Violation #2: Maps Not Posted Conspicuously

§3220(a)(5) requires maps in 'conspicuous places' accessible to employees. Agriculture's sprawl kills this—maps stuck in the office while crews toil in vineyards miles away. I've walked orchards where H2B workers had zero clue about rally points during wildfire drills. Post laminated copies at every crew truck, break area, and foreman station. Digital? QR codes linking to mobile versions work, but test literacy levels first.

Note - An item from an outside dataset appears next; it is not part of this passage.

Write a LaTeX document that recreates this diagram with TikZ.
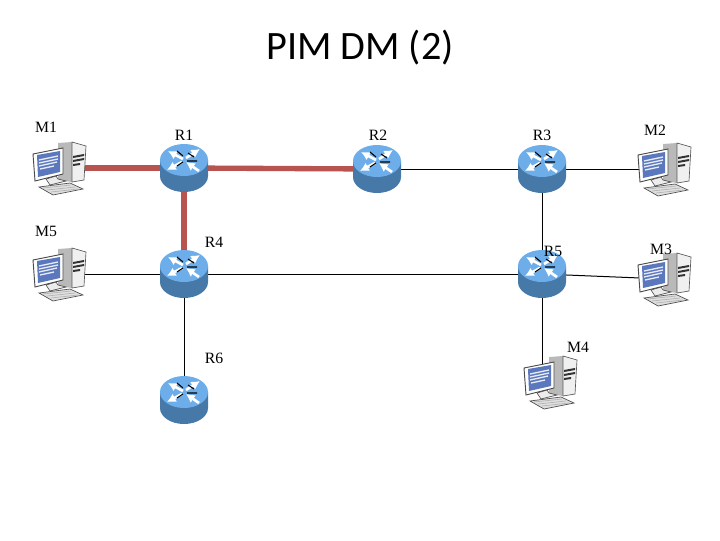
\documentclass[tikz,border=0pt]{standalone}
\usepackage{fontspec}
\setmainfont{Liberation Serif}
\newfontfamily\titlefont{Carlito}
\usetikzlibrary{arrows.meta}
\definecolor{rtop}{HTML}{6DAEEA}
\definecolor{rside}{HTML}{4679A8}
\definecolor{redl}{HTML}{B85450}
\definecolor{scr}{HTML}{5B78BE}
\tikzset{
  anchorpt/.style={inner sep=0pt,minimum size=0pt},
  plain/.style={draw=black,line width=0.75pt},
  mcast/.style={draw=redl,line width=4pt},
  lab/.style={font=\fontsize{11.8pt}{12pt}\selectfont,inner sep=0pt},
  rarrow/.style={white,line width=2pt,-{Latex[length=6.5pt,width=7pt]}},
  router/.pic={
    \fill[rside] (-24,-8) -- (-24,8) arc[start angle=180,end angle=0,x radius=24,y radius=16] -- (24,-8) -- cycle;
    \fill[rtop] (0,-8) ellipse[x radius=24,y radius=16];
    \draw[rarrow] (-1,-9) -- (-16,-17);
    \draw[rarrow] (2,-10) -- (16,-19);
    \draw[rarrow] (-2,-6) -- (-17,2);
    \draw[rarrow] (15,3) -- (2,-6);
    \draw[black,line width=0.8pt] (-7,-17) -- (-1,-12) (3,-7) -- (13,-7) (-7,-2) -- (-1,-6) (4,-15) -- (10,-11);
  },
  computer/.pic={
    \fill[gray!55] (-2,-25) -- (12,-26) -- (12,14) -- (-2,12) -- cycle;
    \filldraw[fill=gray!12,draw=gray!70!black,line width=0.5pt] (12,-26) -- (26,-22) -- (24,12) -- (12,14) -- cycle;
    \fill[black!80] (13,-12) -- (24,-14) -- (24,-12) -- (13,-10) -- cycle (13,-8) -- (24,-10) -- (24,-8) -- (13,-6) -- cycle (13,-4) -- (20,-5) -- (20,-3) -- (13,-2) -- cycle;
    \filldraw[fill=gray!15,draw=gray!60!black,line width=0.5pt] (-14,11) -- (-4,8) -- (-2,11) -- (6,13) -- (-10,17) -- cycle;
    \filldraw[fill=gray!25,draw=gray!60!black,line width=0.5pt] (-21,19) -- (10,15) -- (23,21) -- (-7,27) -- cycle;
    \draw[gray!60,line width=0.5pt] (-17,20) -- (11,17) (-13,22) -- (15,19) (-9,24) -- (18,21);
    \filldraw[fill=white,draw=black!70,line width=0.7pt] (-27,-14) -- (3,-20) -- (3,6) -- (-25,13) -- cycle;
    \fill[scr] (-23,-13) -- (0,-17) -- (0,4) -- (-22,9) -- cycle;
    \draw[white!85!scr,line width=1pt] (-21,-8) -- (-2,-12) (-21,-5) -- (-2,-9) (-21,-2) -- (-3,-6) (-20,1) -- (-6,-2);
  }
}
\begin{document}
\begin{tikzpicture}[x=0.75pt,y=-0.75pt]
\useasboundingbox (0,0) rectangle (720,540);
\fill[white] (0,0) rectangle (720,540);
\node[anchorpt] (r1) at (184,168) {};
\node[anchorpt] (r2) at (377,169) {};
\node[anchorpt] (r3) at (542,169) {};
\node[anchorpt] (r4) at (184,274) {};
\node[anchorpt] (r5) at (542,274) {};
\node[anchorpt] (r6) at (184,400) {};
\node[anchorpt] (m1) at (60,168) {};
\node[anchorpt] (m2) at (665,169) {};
\node[anchorpt] (m3) at (665,279) {};
\node[anchorpt] (m4) at (551,382) {};
\node[anchorpt] (m5) at (60,274) {};
% connectors
\draw[plain] (r2) -- (r3);
\draw[plain] (r3) -- (m2);
\draw[plain] (r3) -- (r5);
\draw[plain] (r4) -- (r5);
\draw[plain] (r4) -- (m5);
\draw[plain] (r4) -- (r6);
\draw[plain] (r5) -- (m3);
\draw[plain] (r5) -- (r5 |- m4);
\draw[mcast] (m1) -- (r1);
\draw[mcast] (r1) -- (r4);
\draw[mcast] (r1) -- (r2);
% icons
\foreach \n in {r1,r2,r3,r4,r5,r6} \pic at (\n) {router};
\foreach \n in {m1,m2,m3,m4,m5} \pic at (\n) {computer};
% labels
\node[inner sep=0pt,font=\titlefont\fontsize{30.2pt}{34pt}\selectfont] (title) at (360,48) {PIM DM (2)};
\node[lab] (lm1) at (46,127) {M1};
\node[lab] (lr1) at (184,135) {R1};
\node[lab] (lr2) at (378,135) {R2};
\node[lab] (lr3) at (542,135) {R3};
\node[lab] (lm2) at (655,130) {M2};
\node[lab] (lm5) at (46,231) {M5};
\node[lab] (lr4) at (214,242) {R4};
\node[lab] (lr5) at (553,251) {R5};
\node[lab] (lm3) at (661,249) {M3};
\node[lab] (lr6) at (214,358) {R6};
\node[lab] (lm4) at (578,347) {M4};
\end{tikzpicture}
\end{document}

Violation #3: No Training or Drills Referencing Maps

Maps are worthless without muscle memory. §3220(a)(6) ties plans to annual training and drills. Common ag fail: One-time orientations for seasonal hires, then nada. A Fresno dairy got dinged after a mock evacuation—workers froze because maps weren't reviewed. We recommend quarterly tabletop exercises: "Fire at the milking parlor—follow the map to the north gate." Track it in logs; auditors love proof.

Violation #4: Incomplete Coverage for Multi-Site Farms

Agriculture empires span properties. §3220 requires plans (and maps) for each worksite. Citations spike when corporate HQ maps ignore satellite fields or greenhouses. Pro tip: Use standardized templates across sites, customized per hazard—flood routes for lowlands, heat rally points with shade. Cal/OSHA's Ag Unit flags this in 30% of §3220 cases, per recent enforcement logs.

Bonus pitfalls: Language barriers (non-English maps for diverse crews) and ignoring §3203's Injury & Illness Prevention Program integration. Results vary by inspector, but fines start at $5,135 per violation (2024 adjusted).

Actionable Steps to Bulletproof Your Compliance

  1. Audit now: Walk every acre with a clipboard; snap photos.
  2. Update digitally: Tools like Lucidchart export Cal/OSHA-compliant PDFs.
  3. Train smart: Multilingual videos + hands-on drills.
  4. Self-inspect: Mock Cal/OSHA visits quarterly.

Deep dive resource: Cal/OSHA's §3220 text and Agriculture page. In my 15 years consulting CA farms, nailing maps drops §3220 citations to zero—while saving lives in real emergencies.